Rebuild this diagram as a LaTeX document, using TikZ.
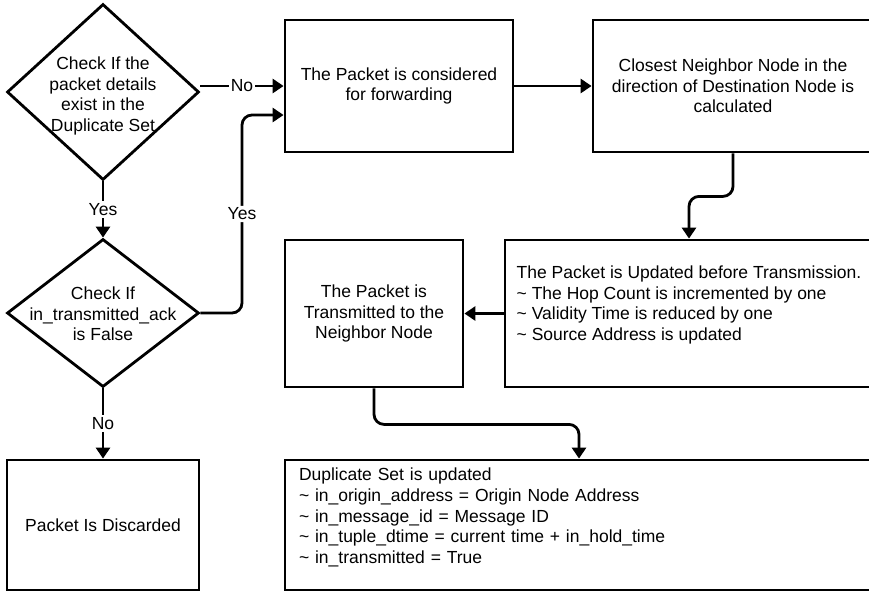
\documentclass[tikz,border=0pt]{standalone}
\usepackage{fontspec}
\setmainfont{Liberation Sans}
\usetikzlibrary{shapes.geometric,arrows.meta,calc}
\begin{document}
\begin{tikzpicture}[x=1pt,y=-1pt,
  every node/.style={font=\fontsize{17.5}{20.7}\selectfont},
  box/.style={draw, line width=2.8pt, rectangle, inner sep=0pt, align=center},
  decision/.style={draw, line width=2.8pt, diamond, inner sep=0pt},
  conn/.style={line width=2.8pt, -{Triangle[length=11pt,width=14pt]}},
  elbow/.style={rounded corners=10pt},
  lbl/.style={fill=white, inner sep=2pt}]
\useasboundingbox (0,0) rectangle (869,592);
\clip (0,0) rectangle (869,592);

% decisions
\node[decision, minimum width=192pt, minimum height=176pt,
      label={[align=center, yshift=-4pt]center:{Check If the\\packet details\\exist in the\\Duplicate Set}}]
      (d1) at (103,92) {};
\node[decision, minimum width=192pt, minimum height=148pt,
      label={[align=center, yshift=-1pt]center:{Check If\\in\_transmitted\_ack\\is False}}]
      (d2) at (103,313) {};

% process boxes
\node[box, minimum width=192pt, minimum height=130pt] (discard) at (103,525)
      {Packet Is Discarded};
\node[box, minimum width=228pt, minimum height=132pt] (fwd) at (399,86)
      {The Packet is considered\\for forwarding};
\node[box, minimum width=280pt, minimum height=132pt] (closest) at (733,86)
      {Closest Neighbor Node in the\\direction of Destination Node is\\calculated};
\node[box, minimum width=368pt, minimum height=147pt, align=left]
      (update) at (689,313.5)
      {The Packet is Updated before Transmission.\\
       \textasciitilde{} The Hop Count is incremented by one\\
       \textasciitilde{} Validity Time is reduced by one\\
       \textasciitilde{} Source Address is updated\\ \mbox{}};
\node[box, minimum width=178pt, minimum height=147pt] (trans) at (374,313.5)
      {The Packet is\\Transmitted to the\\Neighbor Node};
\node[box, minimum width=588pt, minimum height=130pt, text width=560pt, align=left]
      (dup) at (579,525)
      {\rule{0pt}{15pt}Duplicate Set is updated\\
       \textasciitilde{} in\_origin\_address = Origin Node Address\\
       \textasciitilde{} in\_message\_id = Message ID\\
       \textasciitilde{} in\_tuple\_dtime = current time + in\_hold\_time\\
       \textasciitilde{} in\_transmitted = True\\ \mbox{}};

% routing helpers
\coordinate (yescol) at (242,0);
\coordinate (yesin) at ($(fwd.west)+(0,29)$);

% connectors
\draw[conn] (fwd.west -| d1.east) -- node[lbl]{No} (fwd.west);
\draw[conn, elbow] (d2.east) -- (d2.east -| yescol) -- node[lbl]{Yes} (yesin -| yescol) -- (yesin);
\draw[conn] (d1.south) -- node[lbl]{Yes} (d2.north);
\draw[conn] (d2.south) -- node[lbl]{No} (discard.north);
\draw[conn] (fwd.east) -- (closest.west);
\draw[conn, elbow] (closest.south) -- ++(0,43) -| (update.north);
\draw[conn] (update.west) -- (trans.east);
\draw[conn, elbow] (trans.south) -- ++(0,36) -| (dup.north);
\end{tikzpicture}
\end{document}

--

-- AIM OF THE TASK --
Set the listing down in full and exactly. Pictures within it should not appear in the copy.

-- REPLY --
Rebuild this diagram as a LaTeX document, using TikZ.
\documentclass[tikz,border=0pt]{standalone}
\usepackage{fontspec}
\setmainfont{Liberation Sans}
\usetikzlibrary{shapes.geometric,arrows.meta,calc}
\begin{document}
\begin{tikzpicture}[x=1pt,y=-1pt,
  every node/.style={font=\fontsize{17.5}{20.7}\selectfont},
  box/.style={draw, line width=2.8pt, rectangle, inner sep=0pt, align=center},
  decision/.style={draw, line width=2.8pt, diamond, inner sep=0pt},
  conn/.style={line width=2.8pt, -{Triangle[length=11pt,width=14pt]}},
  elbow/.style={rounded corners=10pt},
  lbl/.style={fill=white, inner sep=2pt}]
\useasboundingbox (0,0) rectangle (869,592);
\clip (0,0) rectangle (869,592);

% decisions
\node[decision, minimum width=192pt, minimum height=176pt,
      label={[align=center, yshift=-4pt]center:{Check If the\\packet details\\exist in the\\Duplicate Set}}]
      (d1) at (103,92) {};
\node[decision, minimum width=192pt, minimum height=148pt,
      label={[align=center, yshift=-1pt]center:{Check If\\in\_transmitted\_ack\\is False}}]
      (d2) at (103,313) {};

% process boxes
\node[box, minimum width=192pt, minimum height=130pt] (discard) at (103,525)
      {Packet Is Discarded};
\node[box, minimum width=228pt, minimum height=132pt] (fwd) at (399,86)
      {The Packet is considered\\for forwarding};
\node[box, minimum width=280pt, minimum height=132pt] (closest) at (733,86)
      {Closest Neighbor Node in the\\direction of Destination Node is\\calculated};
\node[box, minimum width=368pt, minimum height=147pt, align=left]
      (update) at (689,313.5)
      {The Packet is Updated before Transmission.\\
       \textasciitilde{} The Hop Count is incremented by one\\
       \textasciitilde{} Validity Time is reduced by one\\
       \textasciitilde{} Source Address is updated\\ \mbox{}};
\node[box, minimum width=178pt, minimum height=147pt] (trans) at (374,313.5)
      {The Packet is\\Transmitted to the\\Neighbor Node};
\node[box, minimum width=588pt, minimum height=130pt, text width=560pt, align=left]
      (dup) at (579,525)
      {\rule{0pt}{15pt}Duplicate Set is updated\\
       \textasciitilde{} in\_origin\_address = Origin Node Address\\
       \textasciitilde{} in\_message\_id = Message ID\\
       \textasciitilde{} in\_tuple\_dtime = current time + in\_hold\_time\\
       \textasciitilde{} in\_transmitted = True\\ \mbox{}};

% routing helpers
\coordinate (yescol) at (242,0);
\coordinate (yesin) at ($(fwd.west)+(0,29)$);

% connectors
\draw[conn] (fwd.west -| d1.east) -- node[lbl]{No} (fwd.west);
\draw[conn, elbow] (d2.east) -- (d2.east -| yescol) -- node[lbl]{Yes} (yesin -| yescol) -- (yesin);
\draw[conn] (d1.south) -- node[lbl]{Yes} (d2.north);
\draw[conn] (d2.south) -- node[lbl]{No} (discard.north);
\draw[conn] (fwd.east) -- (closest.west);
\draw[conn, elbow] (closest.south) -- ++(0,43) -| (update.north);
\draw[conn] (update.west) -- (trans.east);
\draw[conn, elbow] (trans.south) -- ++(0,36) -| (dup.north);
\end{tikzpicture}
\end{document}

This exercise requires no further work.